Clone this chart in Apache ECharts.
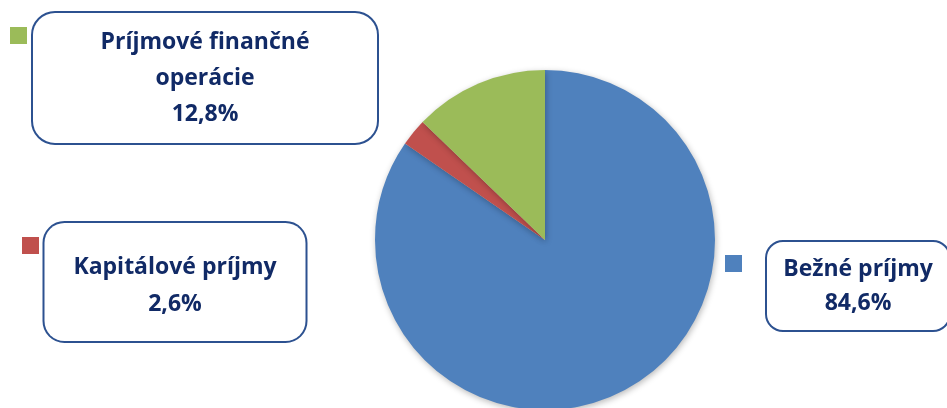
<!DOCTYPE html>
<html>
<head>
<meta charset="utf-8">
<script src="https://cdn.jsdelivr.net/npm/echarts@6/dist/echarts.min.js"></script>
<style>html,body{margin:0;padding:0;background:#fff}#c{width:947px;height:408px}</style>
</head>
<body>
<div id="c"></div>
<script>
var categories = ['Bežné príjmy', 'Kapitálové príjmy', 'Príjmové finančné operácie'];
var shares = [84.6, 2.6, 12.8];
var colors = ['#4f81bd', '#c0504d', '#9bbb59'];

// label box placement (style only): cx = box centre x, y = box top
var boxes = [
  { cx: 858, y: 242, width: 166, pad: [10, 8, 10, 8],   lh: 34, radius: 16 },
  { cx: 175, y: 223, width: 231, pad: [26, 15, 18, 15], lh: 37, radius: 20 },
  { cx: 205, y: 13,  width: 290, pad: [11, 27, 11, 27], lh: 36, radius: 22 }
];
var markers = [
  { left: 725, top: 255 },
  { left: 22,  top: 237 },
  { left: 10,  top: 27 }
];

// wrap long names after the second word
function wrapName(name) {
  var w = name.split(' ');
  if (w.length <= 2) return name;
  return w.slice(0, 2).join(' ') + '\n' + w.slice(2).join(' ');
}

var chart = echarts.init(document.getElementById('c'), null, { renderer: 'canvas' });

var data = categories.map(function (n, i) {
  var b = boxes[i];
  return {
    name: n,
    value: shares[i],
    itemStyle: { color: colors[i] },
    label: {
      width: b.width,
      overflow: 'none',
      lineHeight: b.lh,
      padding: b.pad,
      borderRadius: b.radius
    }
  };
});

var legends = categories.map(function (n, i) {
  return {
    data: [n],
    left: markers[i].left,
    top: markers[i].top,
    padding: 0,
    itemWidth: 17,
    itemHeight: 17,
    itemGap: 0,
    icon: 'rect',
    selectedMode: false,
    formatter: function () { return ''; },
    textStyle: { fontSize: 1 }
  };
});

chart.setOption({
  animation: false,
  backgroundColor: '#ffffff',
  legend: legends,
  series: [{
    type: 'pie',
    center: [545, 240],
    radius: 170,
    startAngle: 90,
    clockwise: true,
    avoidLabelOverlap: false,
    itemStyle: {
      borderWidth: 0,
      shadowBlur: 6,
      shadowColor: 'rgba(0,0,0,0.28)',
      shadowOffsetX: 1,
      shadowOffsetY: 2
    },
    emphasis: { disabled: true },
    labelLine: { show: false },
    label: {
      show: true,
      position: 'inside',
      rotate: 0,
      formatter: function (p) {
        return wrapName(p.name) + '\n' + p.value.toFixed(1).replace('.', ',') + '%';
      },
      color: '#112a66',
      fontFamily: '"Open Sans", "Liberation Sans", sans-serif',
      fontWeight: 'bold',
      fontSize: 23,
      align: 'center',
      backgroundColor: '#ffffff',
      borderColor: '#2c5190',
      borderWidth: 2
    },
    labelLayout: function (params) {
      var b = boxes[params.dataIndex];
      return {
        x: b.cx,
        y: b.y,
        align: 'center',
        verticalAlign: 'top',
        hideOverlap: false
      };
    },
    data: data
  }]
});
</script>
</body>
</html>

* * * * * * *

(PROBLEM TO SOLVE):
Quote the data above in full, leaving out the pictures it holds.

(TASK RESPONSE):
Clone this chart in Apache ECharts.
<!DOCTYPE html>
<html>
<head>
<meta charset="utf-8">
<script src="https://cdn.jsdelivr.net/npm/echarts@6/dist/echarts.min.js"></script>
<style>html,body{margin:0;padding:0;background:#fff}#c{width:947px;height:408px}</style>
</head>
<body>
<div id="c"></div>
<script>
var categories = ['Bežné príjmy', 'Kapitálové príjmy', 'Príjmové finančné operácie'];
var shares = [84.6, 2.6, 12.8];
var colors = ['#4f81bd', '#c0504d', '#9bbb59'];

// label box placement (style only): cx = box centre x, y = box top
var boxes = [
  { cx: 858, y: 242, width: 166, pad: [10, 8, 10, 8],   lh: 34, radius: 16 },
  { cx: 175, y: 223, width: 231, pad: [26, 15, 18, 15], lh: 37, radius: 20 },
  { cx: 205, y: 13,  width: 290, pad: [11, 27, 11, 27], lh: 36, radius: 22 }
];
var markers = [
  { left: 725, top: 255 },
  { left: 22,  top: 237 },
  { left: 10,  top: 27 }
];

// wrap long names after the second word
function wrapName(name) {
  var w = name.split(' ');
  if (w.length <= 2) return name;
  return w.slice(0, 2).join(' ') + '\n' + w.slice(2).join(' ');
}

var chart = echarts.init(document.getElementById('c'), null, { renderer: 'canvas' });

var data = categories.map(function (n, i) {
  var b = boxes[i];
  return {
    name: n,
    value: shares[i],
    itemStyle: { color: colors[i] },
    label: {
      width: b.width,
      overflow: 'none',
      lineHeight: b.lh,
      padding: b.pad,
      borderRadius: b.radius
    }
  };
});

var legends = categories.map(function (n, i) {
  return {
    data: [n],
    left: markers[i].left,
    top: markers[i].top,
    padding: 0,
    itemWidth: 17,
    itemHeight: 17,
    itemGap: 0,
    icon: 'rect',
    selectedMode: false,
    formatter: function () { return ''; },
    textStyle: { fontSize: 1 }
  };
});

chart.setOption({
  animation: false,
  backgroundColor: '#ffffff',
  legend: legends,
  series: [{
    type: 'pie',
    center: [545, 240],
    radius: 170,
    startAngle: 90,
    clockwise: true,
    avoidLabelOverlap: false,
    itemStyle: {
      borderWidth: 0,
      shadowBlur: 6,
      shadowColor: 'rgba(0,0,0,0.28)',
      shadowOffsetX: 1,
      shadowOffsetY: 2
    },
    emphasis: { disabled: true },
    labelLine: { show: false },
    label: {
      show: true,
      position: 'inside',
      rotate: 0,
      formatter: function (p) {
        return wrapName(p.name) + '\n' + p.value.toFixed(1).replace('.', ',') + '%';
      },
      color: '#112a66',
      fontFamily: '"Open Sans", "Liberation Sans", sans-serif',
      fontWeight: 'bold',
      fontSize: 23,
      align: 'center',
      backgroundColor: '#ffffff',
      borderColor: '#2c5190',
      borderWidth: 2
    },
    labelLayout: function (params) {
      var b = boxes[params.dataIndex];
      return {
        x: b.cx,
        y: b.y,
        align: 'center',
        verticalAlign: 'top',
        hideOverlap: false
      };
    },
    data: data
  }]
});
</script>
</body>
</html>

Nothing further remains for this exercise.